* _Information provided_:
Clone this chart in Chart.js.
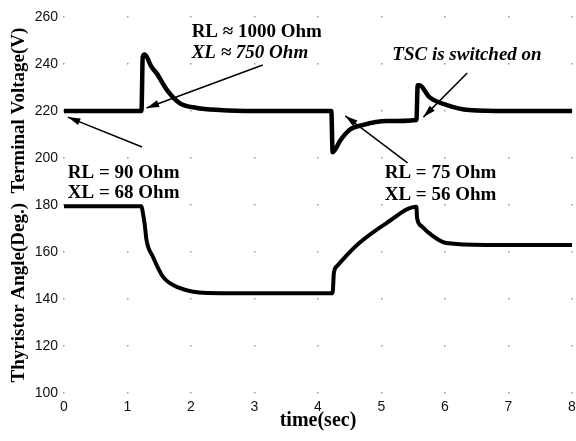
<!DOCTYPE html>
<html>
<head>
<meta charset="utf-8">
<script src="https://cdn.jsdelivr.net/npm/chart.js@4/dist/chart.umd.min.js"></script>
<style>
  html, body { margin: 0; padding: 0; background: #fff; }
  canvas { display: block; }
</style>
</head>
<body>
<canvas id="chart1" width="576" height="441"></canvas>
<script>
// terminal voltage (V) against time (s)
var voltTime = [0, 1.22, 1.24, 1.27, 1.38, 1.46, 1.62, 1.82, 2.09, 2.45, 3.0, 4.21, 4.23, 4.29, 4.34, 4.5, 4.7, 5.08, 5.55, 5.57, 5.6, 5.75, 6.02, 6.38, 7.0, 8.0];
var voltage  = [220, 220, 243, 244, 238.7, 236, 229, 223.4, 221.3, 220.4, 220, 220, 202.5, 204.5, 207, 212, 214, 215.7, 216.2, 231, 231, 226, 222.6, 220.4, 220, 220];

// thyristor firing angle (deg) against time (s)
var angleTime = [0, 1.22, 1.24, 1.27, 1.3, 1.4, 1.56, 1.82, 2.25, 3.0, 4.21, 4.23, 4.25, 4.3, 4.39, 4.65, 5.08, 5.55, 5.56, 5.63, 5.75, 6.02, 6.65, 8.0];
var angle     = [179.5, 179.5, 177, 172, 165, 158, 149.4, 144.7, 142.6, 142.5, 142.5, 142.5, 151, 154, 156.8, 163.8, 172.3, 179.3, 174.5, 171, 168, 163.8, 163, 163];

var xTicks = [0, 1, 2, 3, 4, 5, 6, 7, 8];
var yTicks = [100, 120, 140, 160, 180, 200, 220, 240, 260];

// annotation texts [time, value, text, italic]
var notes = [
    [2.01, 253.6, 'RL \u2248 1000 Ohm', false],
    [2.01, 244.7, 'XL \u2248 750 Ohm', true],
    [0.06, 193.6, 'RL = 90 Ohm', false],
    [0.06, 185.1, 'XL = 68 Ohm', false],
    [5.17, 243.8, 'TSC is switched on', true],
    [5.05, 193.6, 'RL = 75 Ohm', false],
    [5.05, 184.3, 'XL = 56 Ohm', false]
];
// arrows [tailT, tailV, headT, headV]
var arrows = [
    [3.13, 239.6, 1.30, 221.3],
    [1.23, 204.7, 0.06, 217.4],
    [6.35, 236.2, 5.66, 217.4],
    [5.41, 197.9, 4.43, 217.9]
];

function toPoints(xs, ys) {
    var pts = [];
    for (var i = 0; i < xs.length; i++) pts.push({x: xs[i], y: ys[i]});
    return pts;
}

var extras = {
    id: 'extras',
    beforeDatasetsDraw: function(chart) {
        var c = chart.ctx, sx = chart.scales.x, sy = chart.scales.y;
        c.save();
        c.fillStyle = '#9a9a9a';
        xTicks.forEach(function(t) {
            yTicks.forEach(function(v) {
                c.fillRect(Math.round(sx.getPixelForValue(t)) - 1, Math.round(sy.getPixelForValue(v)) - 1, 1.5, 1.5);
            });
        });
        c.restore();
    },
    afterDatasetsDraw: function(chart) {
        var c = chart.ctx, sx = chart.scales.x, sy = chart.scales.y;
        c.save();
        c.fillStyle = '#000';
        c.textBaseline = 'middle';
        c.textAlign = 'left';
        notes.forEach(function(n) {
            c.font = (n[3] ? 'italic ' : '') + 'bold 19px "Liberation Serif", "Times New Roman", serif';
            c.fillText(n[2], sx.getPixelForValue(n[0]), sy.getPixelForValue(n[1]));
        });
        c.strokeStyle = '#000';
        c.lineWidth = 1.5;
        arrows.forEach(function(a) {
            var x1 = sx.getPixelForValue(a[0]), y1 = sy.getPixelForValue(a[1]);
            var x2 = sx.getPixelForValue(a[2]), y2 = sy.getPixelForValue(a[3]);
            var ang = Math.atan2(y2 - y1, x2 - x1);
            c.beginPath();
            c.moveTo(x1, y1);
            c.lineTo(x2, y2);
            c.stroke();
            c.beginPath();
            c.moveTo(x2, y2);
            c.lineTo(x2 - 13 * Math.cos(ang - 0.28), y2 - 13 * Math.sin(ang - 0.28));
            c.lineTo(x2 - 13 * Math.cos(ang + 0.28), y2 - 13 * Math.sin(ang + 0.28));
            c.closePath();
            c.fill();
        });
        c.restore();
    }
};

var ctx = document.getElementById('chart1').getContext('2d');
var myChart = new Chart(ctx, {
    type: 'line',
    data: {
        datasets: [{
            label: 'Terminal Voltage',
            data: toPoints(voltTime, voltage),
            borderColor: '#000',
            borderWidth: 4.5,
            pointRadius: 0,
            cubicInterpolationMode: 'monotone',
            fill: false
        }, {
            label: 'Thyristor Angle',
            data: toPoints(angleTime, angle),
            borderColor: '#000',
            borderWidth: 4,
            pointRadius: 0,
            cubicInterpolationMode: 'monotone',
            fill: false
        }]
    },
    options: {
        responsive: false,
        animation: false,
        devicePixelRatio: 1,
        layout: { autoPadding: false, padding: { left: 6, top: 17, right: 0, bottom: 10 } },
        plugins: {
            legend: { display: false },
            tooltip: { enabled: false }
        },
        scales: {
            x: {
                type: 'linear',
                min: 0,
                max: 8,
                grid: { display: false, drawTicks: false },
                border: { display: false },
                ticks: {
                    stepSize: 1,
                    padding: 7,
                    color: '#111',
                    font: { family: '"Liberation Sans", Arial, sans-serif', size: 14, lineHeight: 1 }
                },
                title: {
                    display: true,
                    text: 'time(sec)',
                    color: '#000',
                    padding: { top: 0, bottom: 0 },
                    font: { family: '"Liberation Serif", "Times New Roman", serif', size: 20, weight: 'bold', lineHeight: 1 }
                },
                afterFit: function(scale) {
                    scale.height = 38;
                    scale.paddingRight = 4;
                    scale.paddingLeft = 0;
                }
            },
            y: {
                min: 100,
                max: 260,
                grid: { display: false, drawTicks: false },
                border: { display: false },
                ticks: {
                    stepSize: 20,
                    padding: 6,
                    color: '#111',
                    font: { family: '"Liberation Sans", Arial, sans-serif', size: 14, lineHeight: 1 }
                },
                title: {
                    display: true,
                    text: 'Thyristor Angle(Deg.)  Terminal Voltage(V)',
                    color: '#000',
                    padding: { top: 4, bottom: 5 },
                    font: { family: '"Liberation Serif", "Times New Roman", serif', size: 19, weight: 'bold', lineHeight: 1 }
                },
                afterFit: function(scale) {
                    scale.width = 58;
                }
            }
        }
    },
    plugins: [extras]
});
</script>
</body>
</html>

* _Task requirements_:
Pictures are excluded: retype only the lines from the beginning of the listing above through the line with "220.4, 220, 220];", both included.

* _Output of the task_:
Clone this chart in Chart.js.
<!DOCTYPE html>
<html>
<head>
<meta charset="utf-8">
<script src="https://cdn.jsdelivr.net/npm/chart.js@4/dist/chart.umd.min.js"></script>
<style>
  html, body { margin: 0; padding: 0; background: #fff; }
  canvas { display: block; }
</style>
</head>
<body>
<canvas id="chart1" width="576" height="441"></canvas>
<script>
// terminal voltage (V) against time (s)
var voltTime = [0, 1.22, 1.24, 1.27, 1.38, 1.46, 1.62, 1.82, 2.09, 2.45, 3.0, 4.21, 4.23, 4.29, 4.34, 4.5, 4.7, 5.08, 5.55, 5.57, 5.6, 5.75, 6.02, 6.38, 7.0, 8.0];
var voltage  = [220, 220, 243, 244, 238.7, 236, 229, 223.4, 221.3, 220.4, 220, 220, 202.5, 204.5, 207, 212, 214, 215.7, 216.2, 231, 231, 226, 222.6, 220.4, 220, 220];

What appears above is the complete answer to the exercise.